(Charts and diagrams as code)
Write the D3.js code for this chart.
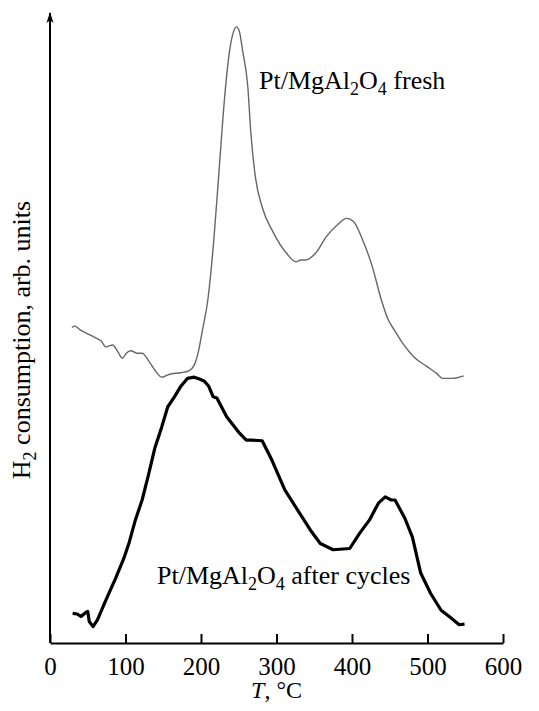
<!DOCTYPE html>
<html>
<head>
<meta charset="utf-8">
<script src="https://cdn.jsdelivr.net/npm/d3@7"></script>
<style>
  body { margin: 0; background: #fff; }
  text { font-family: "Liberation Serif", "Times New Roman", serif; fill: #000; }
</style>
</head>
<body>
<script>
var svgWidth = 539;
var svgHeight = 711;

// temperature (°C) and H2 consumption (arb. units)
var freshT = [29, 33, 40, 48, 61, 68, 74, 83, 90, 96, 101, 107, 115, 122, 130, 139, 148, 155, 160, 173, 184, 191, 197, 202, 209, 217, 224, 231, 238, 243, 247, 251, 255, 262, 266, 272, 281, 296, 313, 326, 332, 338, 352, 366, 380, 393, 402, 414, 427, 439, 448, 456, 467, 482, 499, 512, 520, 533, 548];
var freshH2 = [50.1, 50.3, 49.7, 49.2, 48.4, 47.9, 47.0, 47.3, 46.2, 45.2, 46.0, 46.4, 46.0, 46.0, 44.9, 43.3, 42.2, 42.5, 42.7, 42.9, 43.2, 44.1, 46.5, 49.7, 54.4, 64.0, 75.1, 86.2, 94.1, 97.0, 97.8, 97.0, 94.1, 88.3, 81.0, 74.0, 69.2, 65.1, 61.9, 60.5, 60.8, 60.8, 61.9, 64.5, 66.3, 67.4, 66.9, 64.0, 59.7, 54.4, 51.3, 49.7, 47.6, 45.4, 43.9, 42.8, 42.0, 42.0, 42.4];

var cycT = [30, 36, 41, 47, 50, 52, 57, 63, 74, 87, 98, 105, 113, 122, 130, 139, 148, 156, 165, 173, 182, 191, 198, 204, 210, 216, 221, 234, 251, 260, 268, 281, 294, 311, 328, 345, 358, 375, 397, 410, 423, 435, 444, 452, 457, 470, 480, 491, 504, 518, 530, 542, 549];
var cycH2 = [4.7, 4.6, 4.2, 4.8, 5.0, 3.4, 2.6, 3.7, 6.8, 10.3, 13.5, 16.0, 19.5, 22.7, 26.5, 31.0, 34.3, 37.5, 39.1, 40.7, 42.0, 42.2, 41.9, 41.6, 40.8, 39.1, 38.9, 35.9, 33.3, 32.2, 32.2, 32.1, 29.0, 24.3, 21.1, 17.9, 15.8, 14.8, 15.0, 17.4, 19.5, 22.2, 23.2, 22.7, 22.7, 19.8, 16.8, 11.1, 7.9, 5.2, 4.1, 2.9, 3.0];

var xTicks = [0, 100, 200, 300, 400, 500, 600];

var fresh = freshT.map((t, i) => ({t: t, v: freshH2[i]}));
var cycled = cycT.map((t, i) => ({t: t, v: cycH2[i]}));

var x = d3.scaleLinear().domain([0, 600]).range([50, 503]);
var y = d3.scaleLinear().domain([0, 100]).range([643, 13]);

var svg = d3.select("body").append("svg")
    .attr("width", svgWidth)
    .attr("height", svgHeight);

svg.append("rect").attr("width", svgWidth).attr("height", svgHeight).attr("fill", "#fff");

// arrow for the y axis
svg.append("defs").append("marker")
    .attr("id", "arrow")
    .attr("viewBox", "0 0 10 10")
    .attr("refX", 9).attr("refY", 5)
    .attr("markerWidth", 11).attr("markerHeight", 11)
    .attr("markerUnits", "userSpaceOnUse")
    .attr("orient", "auto")
  .append("path")
    .attr("d", "M0,1.8 L10,5 L0,8.2 L2.5,5 Z")
    .attr("fill", "#000");

svg.append("line")
    .attr("x1", x(0)).attr("y1", y(0))
    .attr("x2", x(0)).attr("y2", y(100))
    .attr("stroke", "#000")
    .attr("stroke-width", 2)
    .attr("marker-end", "url(#arrow)");

// x axis, ticks pointing up
var xAxis = d3.axisBottom(x)
    .tickValues(xTicks)
    .tickFormat(d3.format("d"))
    .tickSizeInner(-9)
    .tickSizeOuter(0)
    .tickPadding(0);

var gx = svg.append("g")
    .attr("transform", `translate(0, ${y(0)})`)
    .call(xAxis);

gx.select(".domain").attr("stroke", "#000").attr("stroke-width", 2.2);
gx.selectAll(".tick line").attr("stroke", "#000").attr("stroke-width", 2);
gx.selectAll(".tick text")
    .attr("y", 32)
    .attr("dy", null)
    .style("font-family", "Liberation Serif, Times New Roman, serif")
    .style("font-size", "25px");

// x title
var xt = svg.append("text")
    .attr("x", x(300))
    .attr("y", 698)
    .attr("text-anchor", "middle")
    .style("font-size", "24px");
xt.append("tspan").style("font-style", "italic").text("T");
xt.append("tspan").text(", °C");

// y title
var yt = svg.append("text")
    .attr("transform", "translate(30, 340) rotate(-90)")
    .attr("text-anchor", "middle")
    .style("font-size", "26px");
yt.append("tspan").text("H");
yt.append("tspan").attr("dy", 6).style("font-size", "18px").text("2");
yt.append("tspan").attr("dy", -6).text(" consumption, arb. units");

// curves
var line = d3.line()
    .x(d => x(d.t))
    .y(d => y(d.v))
    .curve(d3.curveMonotoneX);

svg.append("path")
    .datum(fresh)
    .attr("d", line)
    .attr("fill", "none")
    .attr("stroke", "#666")
    .attr("stroke-width", 1.4)
    .attr("stroke-linejoin", "round");

svg.append("path")
    .datum(cycled)
    .attr("d", line.curve(d3.curveLinear))
    .attr("fill", "none")
    .attr("stroke", "#000")
    .attr("stroke-width", 3.2)
    .attr("stroke-linejoin", "round");

// curve labels
function formula(g, px, py, rest) {
    var t = g.append("text")
        .attr("x", px).attr("y", py)
        .style("font-size", "26px");
    t.append("tspan").text("Pt/MgAl");
    t.append("tspan").attr("dy", 6).style("font-size", "18px").text("2");
    t.append("tspan").attr("dy", -6).text("O");
    t.append("tspan").attr("dy", 6).style("font-size", "18px").text("4");
    t.append("tspan").attr("dy", -6).text(rest);
}

formula(svg, 259, 89, " fresh");
formula(svg, 157, 584, " after cycles");
</script>
</body>
</html>
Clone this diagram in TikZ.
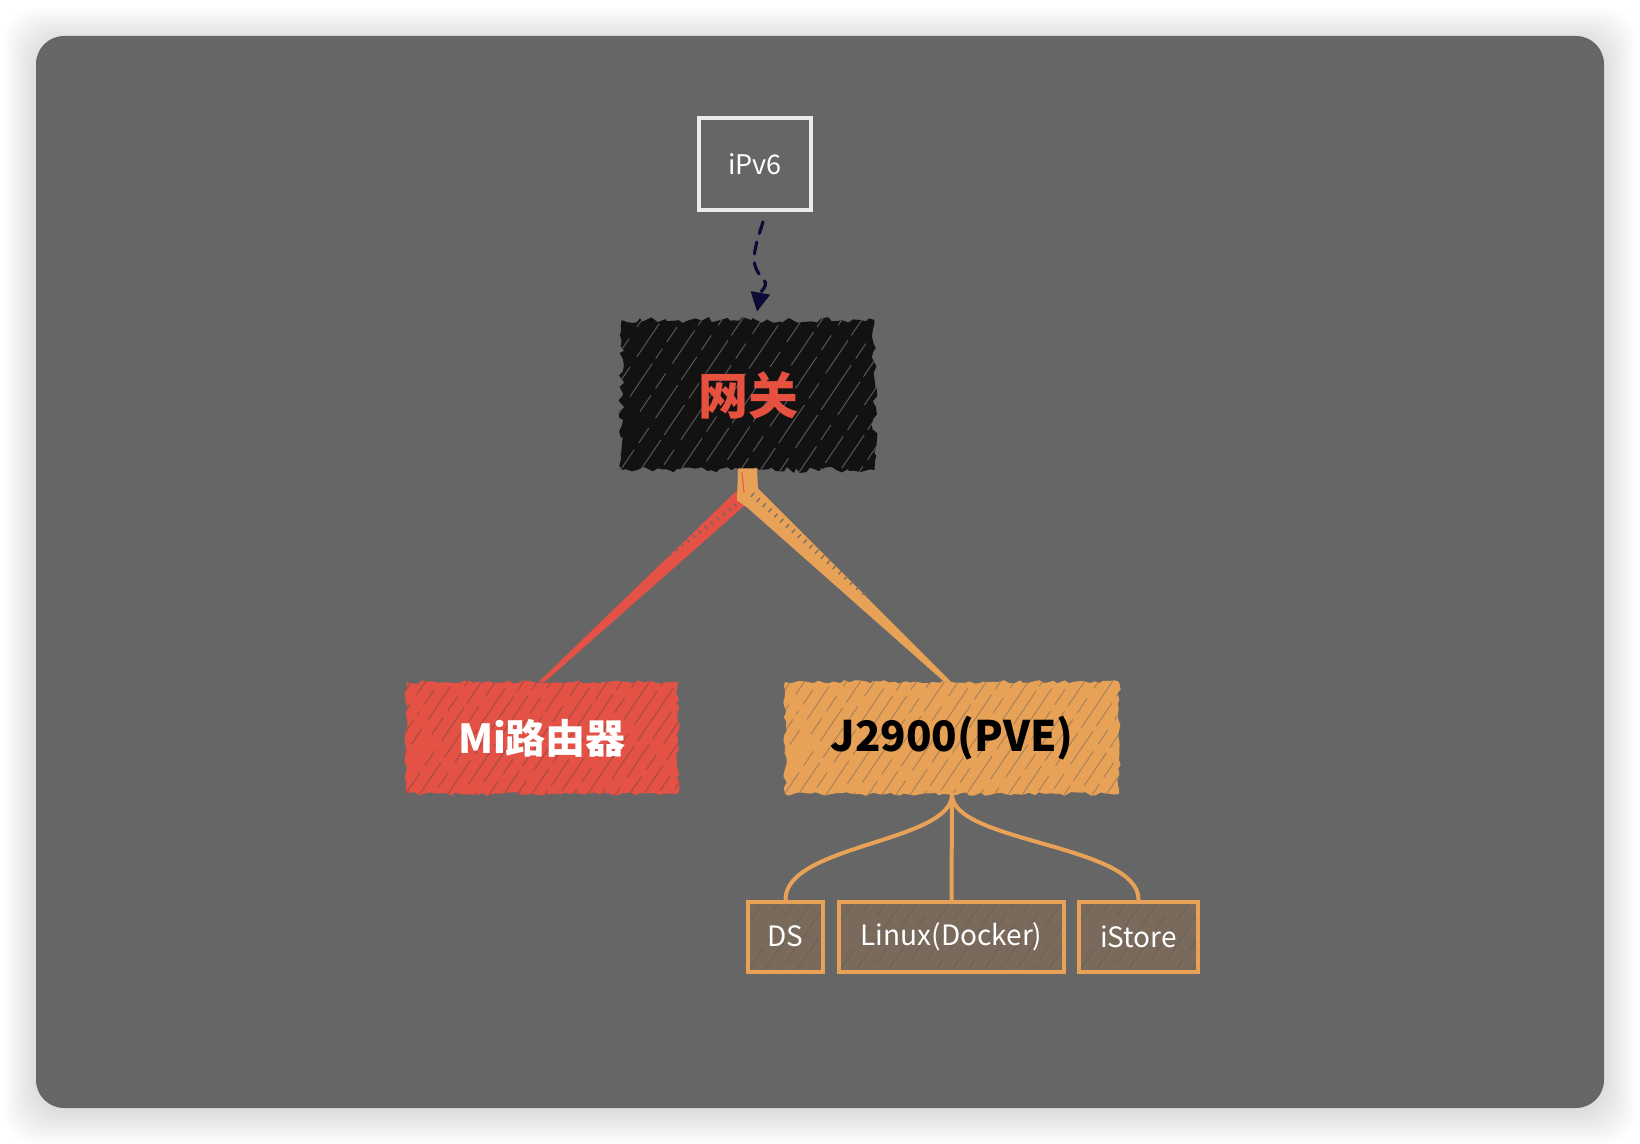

*Written exercise*: Find the lines holding "this" and list every one.

*Exercise response*:
Write the D3.js code for this chart.
Clone this diagram in TikZ.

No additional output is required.